05/24/2013 04:47 pm ET Updated Jul 24, 2013

Charting a Better Path Forward for Indian Economic Growth

India has achieved remarkable economic success over the last 30 years. Once wed to closed-market, "small is beautiful" policies that severely curtailed growth, by the 1990s India had embraced the core tenets of economic liberalization and open trade. As a result, its once-meandering economy began to grow rapidly, showing liberalization's unrivaled power as a growth catalyst for the world's second most populous nation.

Unfortunately, India has taken a wrong turn in recent years, the effects of which are quickly reaching critical mass. In a range of industries from information and communications technology (ICT) to life sciences, clean energy, and biopharmaceuticals India has vigorously embraced a range of "innovation mercantilist" policies such as forced intellectual property transfer and mandated local production as a condition of market access.

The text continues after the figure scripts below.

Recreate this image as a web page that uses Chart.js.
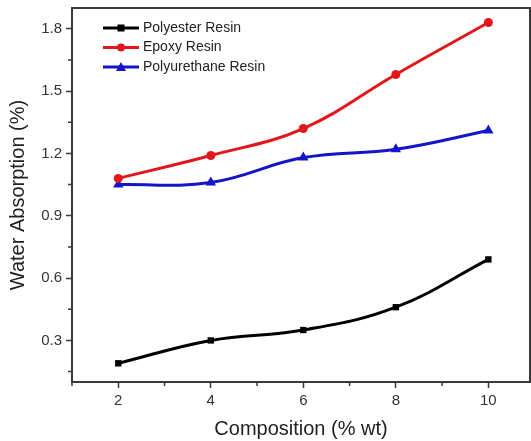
<!DOCTYPE html>
<html lang="en">
<head>
    <meta charset="UTF-8">
    <title>Water Absorption</title>
    <style>
        body { margin: 0; padding: 0; background: #fff; overflow: hidden; }
        #wrap { width: 531px; height: 441px; position: relative; }
    </style>
    <script src="https://cdn.jsdelivr.net/npm/chart.js"></script>
</head>
<body>
    <div id="wrap"><canvas id="absChart"></canvas></div>

    <script>
        const composition = [2, 4, 6, 8, 10];
        const polyesterValues = [0.19, 0.30, 0.35, 0.46, 0.69];
        const epoxyValues = [1.08, 1.19, 1.32, 1.58, 1.83];
        const polyurethaneValues = [1.05, 1.06, 1.18, 1.22, 1.31];

        const xTicks = [2, 4, 6, 8, 10];
        const xMinorTicks = [1, 3, 5, 7, 9];
        const yTicks = [0.3, 0.6, 0.9, 1.2, 1.5, 1.8];
        const yMinorTicks = [0.15, 0.45, 0.75, 1.05, 1.35, 1.65];

        const axisColor = '#3a3a3a';
        const fontFamily = '"Liberation Sans", Arial, sans-serif';

        function pts(values) {
            return composition.map((x, i) => ({ x: x, y: values[i] }));
        }

        // cadre + petites graduations + légende dans la zone du graphe
        const framePlugin = {
            id: 'frame',
            afterDraw(chart) {
                const ctx = chart.ctx;
                const a = chart.chartArea;
                const xs = chart.scales.x;
                const ys = chart.scales.y;
                ctx.save();
                ctx.strokeStyle = axisColor;
                ctx.lineWidth = 2;
                ctx.strokeRect(a.left, a.top, a.right - a.left, a.bottom - a.top);

                ctx.lineWidth = 1.5;
                ctx.beginPath();
                xMinorTicks.forEach(v => {
                    const px = xs.getPixelForValue(v);
                    ctx.moveTo(px, a.bottom);
                    ctx.lineTo(px, a.bottom + 4);
                });
                yMinorTicks.forEach(v => {
                    const py = ys.getPixelForValue(v);
                    ctx.moveTo(a.left, py);
                    ctx.lineTo(a.left - 4, py);
                });
                ctx.stroke();

                // légende
                const lx = a.left + 31;
                let ly = 28;
                chart.data.datasets.forEach(ds => {
                    ctx.strokeStyle = ds.borderColor;
                    ctx.fillStyle = ds.borderColor;
                    ctx.lineWidth = 3;
                    ctx.beginPath();
                    ctx.moveTo(lx, ly);
                    ctx.lineTo(lx + 36, ly);
                    ctx.stroke();
                    const cx = lx + 18;
                    ctx.beginPath();
                    if (ds.pointStyle === 'rect') {
                        ctx.fillRect(cx - 3.5, ly - 3.5, 7, 7);
                    } else if (ds.pointStyle === 'circle') {
                        ctx.arc(cx, ly, 4, 0, Math.PI * 2);
                        ctx.fill();
                    } else {
                        ctx.moveTo(cx, ly - 5);
                        ctx.lineTo(cx + 5, ly + 4);
                        ctx.lineTo(cx - 5, ly + 4);
                        ctx.closePath();
                        ctx.fill();
                    }
                    ctx.fillStyle = '#222';
                    ctx.font = '14px ' + fontFamily;
                    ctx.textBaseline = 'middle';
                    ctx.fillText(ds.label, lx + 40, ly);
                    ly += 19.5;
                });
                ctx.restore();
            }
        };

        const chart = new Chart(document.getElementById('absChart'), {
            type: 'line',
            data: {
                datasets: [
                    {
                        label: 'Polyester Resin',
                        data: pts(polyesterValues),
                        borderColor: '#000000',
                        backgroundColor: '#000000',
                        pointStyle: 'rect',
                        pointRadius: 4.5
                    },
                    {
                        label: 'Epoxy Resin',
                        data: pts(epoxyValues),
                        borderColor: '#e3171b',
                        backgroundColor: '#e3171b',
                        pointStyle: 'circle',
                        pointRadius: 4.5
                    },
                    {
                        label: 'Polyurethane Resin',
                        data: pts(polyurethaneValues),
                        borderColor: '#1414c8',
                        backgroundColor: '#1414c8',
                        pointStyle: 'triangle',
                        pointRadius: 6
                    }
                ]
            },
            options: {
                responsive: true,
                maintainAspectRatio: false,
                animation: false,
                layout: { autoPadding: false, padding: { top: 8, right: 1, left: 0, bottom: 0 } },
                elements: {
                    line: { borderWidth: 3, tension: 0.4, fill: false },
                    point: { borderWidth: 0 }
                },
                plugins: {
                    legend: { display: false },
                    tooltip: { enabled: false }
                },
                scales: {
                    x: {
                        type: 'linear',
                        min: 1,
                        max: 10.9,
                        afterBuildTicks: s => { s.ticks = xTicks.map(v => ({ value: v })); },
                        afterFit: s => { s.height = 59; s.paddingRight = 0; s.paddingLeft = 0; },
                        grid: { drawOnChartArea: false, drawTicks: true, tickLength: 6, tickWidth: 1.5, tickColor: axisColor },
                        border: { display: false },
                        ticks: { color: '#333', font: { family: fontFamily, size: 15 }, padding: 4 },
                        title: {
                            display: true,
                            text: 'Composition (% wt)',
                            color: '#222',
                            font: { family: fontFamily, size: 20 },
                            padding: { top: 0, bottom: 0 }
                        }
                    },
                    y: {
                        min: 0.1,
                        max: 1.9,
                        afterBuildTicks: s => { s.ticks = yTicks.map(v => ({ value: v })); },
                        afterFit: s => { s.width = 72; s.paddingTop = 0; s.paddingBottom = 0; },
                        grid: { drawOnChartArea: false, drawTicks: true, tickLength: 6, tickWidth: 1.5, tickColor: axisColor },
                        border: { display: false },
                        ticks: {
                            color: '#333',
                            font: { family: fontFamily, size: 15 },
                            padding: 4,
                            callback: v => v.toFixed(1)
                        },
                        title: {
                            display: true,
                            text: 'Water Absorption (%)',
                            color: '#222',
                            font: { family: fontFamily, size: 20 },
                            padding: { top: 6, bottom: 0 }
                        }
                    }
                }
            },
            plugins: [framePlugin]
        });
    </script>
</body>
</html>
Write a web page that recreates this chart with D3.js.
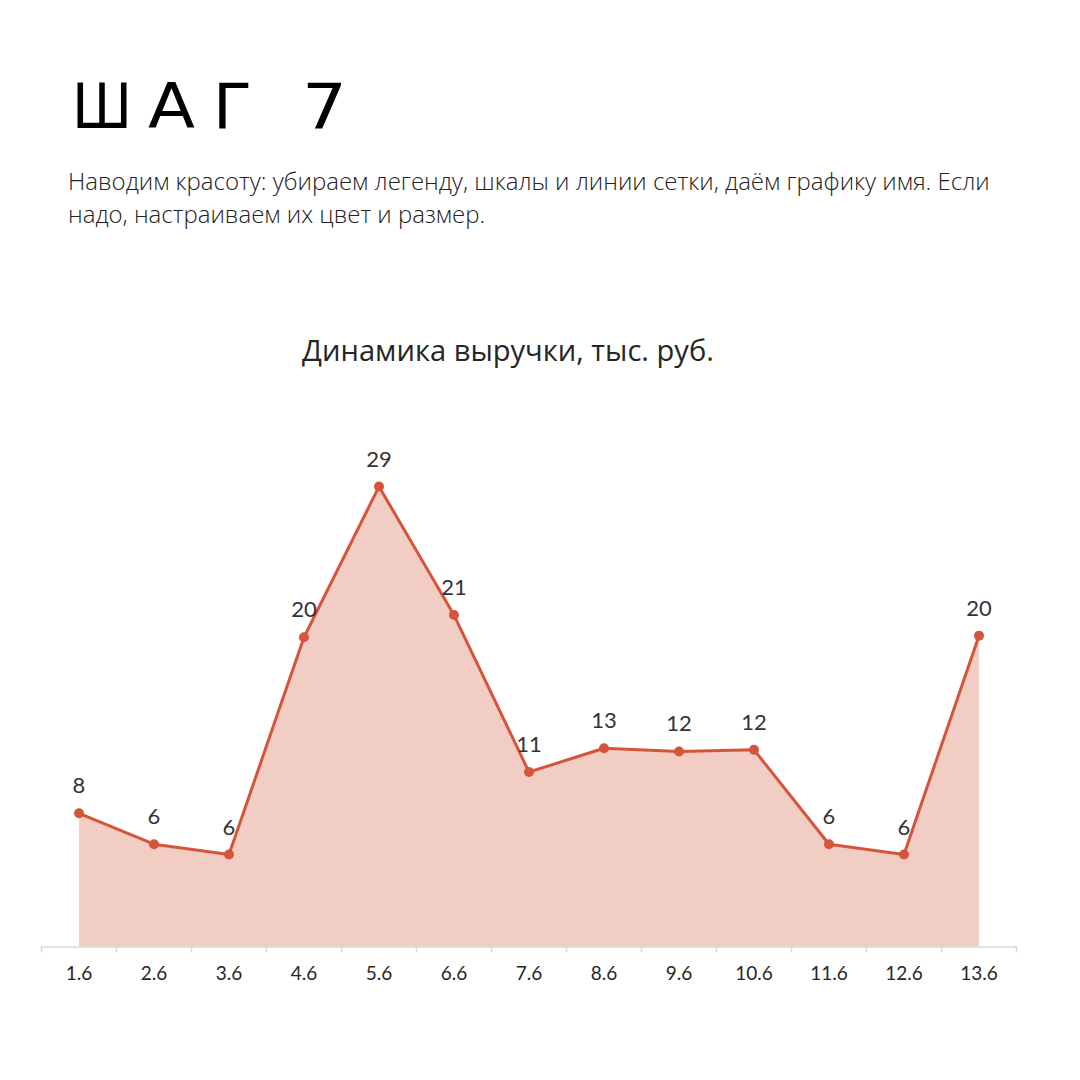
<!DOCTYPE html>
<html lang="ru">
<head>
    <meta charset="UTF-8">
    <title>Шаг 7</title>
	<style>
		html, body { margin:0; padding:0; background:#fff; }
		#CHART { display:block; }
		.step-title { font-family:"DejaVu Sans", sans-serif; fill:#000; }
		.step-text { font-family:"Open Sans", sans-serif; font-weight:300; fill:#222; }
		.chart-title { font-family:"Open Sans", sans-serif; font-weight:500; fill:#262626; }
		.data-label { font-family:Lato, "Open Sans", sans-serif; fill:#333; text-anchor:middle; }
		.x-axis text { font-family:Lato, "Open Sans", sans-serif; fill:#262626; }
	</style>
</head>
<body>
	<svg id="CHART" width="1080" height="1080"></svg>

	<script src="https://cdnjs.cloudflare.com/ajax/libs/d3/7.8.5/d3.min.js"></script>
	<script>
		/******** data ********/
		var categories = ["1.6", "2.6", "3.6", "4.6", "5.6", "6.6", "7.6", "8.6", "9.6", "10.6", "11.6", "12.6", "13.6"];
		var revenue = [8.4, 6.45, 5.8, 19.5, 29.0, 20.9, 11.0, 12.5, 12.3, 12.4, 6.45, 5.8, 19.6];
		var yDomain = [0, 30];

		var stepTitle = ["Ш", "А", "Г", "7"];
		var stepText = [
			"Наводим красоту: убираем легенду, шкалы и линии сетки, даём графику имя. Если",
			"надо, настраиваем их цвет и размер."
		];
		var chartTitle = "Динамика выручки, тыс. руб.";

		var lineColor = "#d4553a";
		var areaColor = "#f2cdc4";

		var svg = d3.select("#CHART");

		// подгоняем размер шрифта под нужную ширину
		function fitWidth(sel, width){
			var size = parseFloat(sel.attr("font-size"));
			var len = sel.node().getComputedTextLength();
			if(len > 0) sel.attr("font-size", size * width / len);
		}

		/******** header ********/
		// каждую букву заголовка растягиваем по ширине, как в широком шрифте
		var glyphX = [72, 148, 213, 302];
		var glyphW = [60, 47, 39, 45];
		svg.append("g")
			.selectAll("text")
			.data(stepTitle)
			.join("text")
				.attr("class", "step-title")
				.attr("x", function(d, i){ return glyphX[i]; })
				.attr("y", 128)
				.attr("font-size", 63)
				.attr("textLength", function(d, i){ return glyphW[i]; })
				.attr("lengthAdjust", "spacingAndGlyphs")
				.text(function(d){ return d; });

		stepText.forEach(function(line, i){
			svg.append("text")
				.attr("class", "step-text")
				.attr("x", 68)
				.attr("y", 190 + i * 33)
				.attr("font-size", 22)
				.text(line);
		});
		fitWidth(svg.selectAll(".step-text").filter(function(d, i){ return i == 0; }), 922);
		svg.selectAll(".step-text").attr("font-size", svg.select(".step-text").attr("font-size"));

		/******** chart ********/
		var x = d3.scaleBand()
			.domain(categories)
			.range([41.5, 1016.5])
			.padding(0);
		var y = d3.scaleLinear()
			.domain(yDomain)
			.range([946.5, 470.7]);

		var cx = function(d, i){ return x(categories[i]) + x.bandwidth() / 2; };

		var title = svg.append("text")
			.attr("class", "chart-title")
			.attr("x", 508)
			.attr("y", 361)
			.attr("text-anchor", "middle")
			.attr("font-size", 26)
			.text(chartTitle);
		fitWidth(title, 412);

		var area = d3.area()
			.x(cx)
			.y0(y(0))
			.y1(function(d){ return y(d); });
		var line = d3.line()
			.x(cx)
			.y(function(d){ return y(d); });

		svg.append("path")
			.datum(revenue)
			.attr("fill", areaColor)
			.attr("d", area);

		// ось X: подписи по центру, засечки на границах категорий
		var axis = svg.append("g")
			.attr("class", "x-axis")
			.attr("transform", "translate(0," + y(0) + ")")
			.call(d3.axisBottom(x).tickSize(0).tickPadding(20));
		axis.select(".domain").attr("stroke", "#d9d9d9").attr("stroke-width", 1.5);
		axis.selectAll("text").attr("font-size", 19);

		var bounds = categories.map(function(c){ return x(c); }).concat([x.range()[1]]);
		axis.selectAll(".bound")
			.data(bounds)
			.join("line")
				.attr("class", "bound")
				.attr("x1", function(d){ return d; })
				.attr("x2", function(d){ return d; })
				.attr("y1", 0)
				.attr("y2", 6)
				.attr("stroke", "#d9d9d9")
				.attr("stroke-width", 1.5);

		svg.append("path")
			.datum(revenue)
			.attr("fill", "none")
			.attr("stroke", lineColor)
			.attr("stroke-width", 3)
			.attr("stroke-linejoin", "round")
			.attr("d", line);

		svg.append("g")
			.selectAll("circle")
			.data(revenue)
			.join("circle")
				.attr("cx", cx)
				.attr("cy", function(d){ return y(d); })
				.attr("r", 5)
				.attr("fill", lineColor);

		svg.append("g")
			.selectAll("text")
			.data(revenue)
			.join("text")
				.attr("class", "data-label")
				.attr("x", cx)
				.attr("y", function(d){ return y(d) - 20; })
				.attr("font-size", 22)
				.text(function(d){ return Math.round(d); });
	</script>
</body>
</html>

For example, India's Supreme Court Court garnered headlines last month when it denied a patent to Novartis for the cancer drug Glivec. The decision will allow Indian pharmaceutical companies to expropriate Novartis' intellectual property and produce a drug that has been patented in nearly 40 countries. In addition, India's new Preferential Market Access (PMA) rules for electronics procurement seek to ensure that by 2020 80 percent of the computers and electronics sold in India are manufactured domestically. One glaring example of this is India's exclusion of foreign ICT companies from participating in the country's $4 billion national fiber optic network project, even if the companies produce the equipment in India. Collectively these policies constitute a concerted mercantilist policy that seeks to block foreign competition and boost domestic-owned manufacturing. As such, India's actions violate global trade rules, damage the international economy, and cut the nation off from much-needed foreign direct investment.

India has taken this turn in part as a response to China's robust embrace of similar tactics. They see the rapid growth in manufacturing in China and want it for India, and rather than take the hard steps through reducing corruption, building a viable infrastructure, and ensuring a trained workforce, it's easier for them to take the mercantilist short-cut to growth.

But these practices fundamentally will not lead to sustainable and broad-based growth for India. They will however shut out U.S. companies from one of the world's largest consumer markets and hurt American innovation and jobs. As such, the United States, a long-time strategic ally of India in a volatile geopolitical region, needs to wake up to the reality that these Indian policies are now threatening our economic well-being here at home.

While we should continue negotiations, our long history with China shows that negotiation can only get us so far. Mercantilists respond to action, not talk. To that end, Congress should begin the process of withdrawing India from receiving benefits under the Generalized System of Preferences (GSP), the development assistance program that eliminates import duties on thousands of products from developing countries. India was the largest recipient of GSP benefits in 2012, at $4.5 billion, nearly a quarter of the entire program. If it continues to close its doors to U.S. firms or steal U.S. intellectual property with impunity, there is no rationale for extending India this kind of preferential treatment.

To be clear, a strong, growing, and collaborative trade relationship between the United States and India is in both parties' best interests. But India's recent trade policies are placing that relationship in jeopardy. The United States should not sit idly by as the Indian government enacts regulations that harm American industry and jobs. Strong leadership will be needed to achieve these goals and establish a fair, constructive and robust trade relationship between the two countries.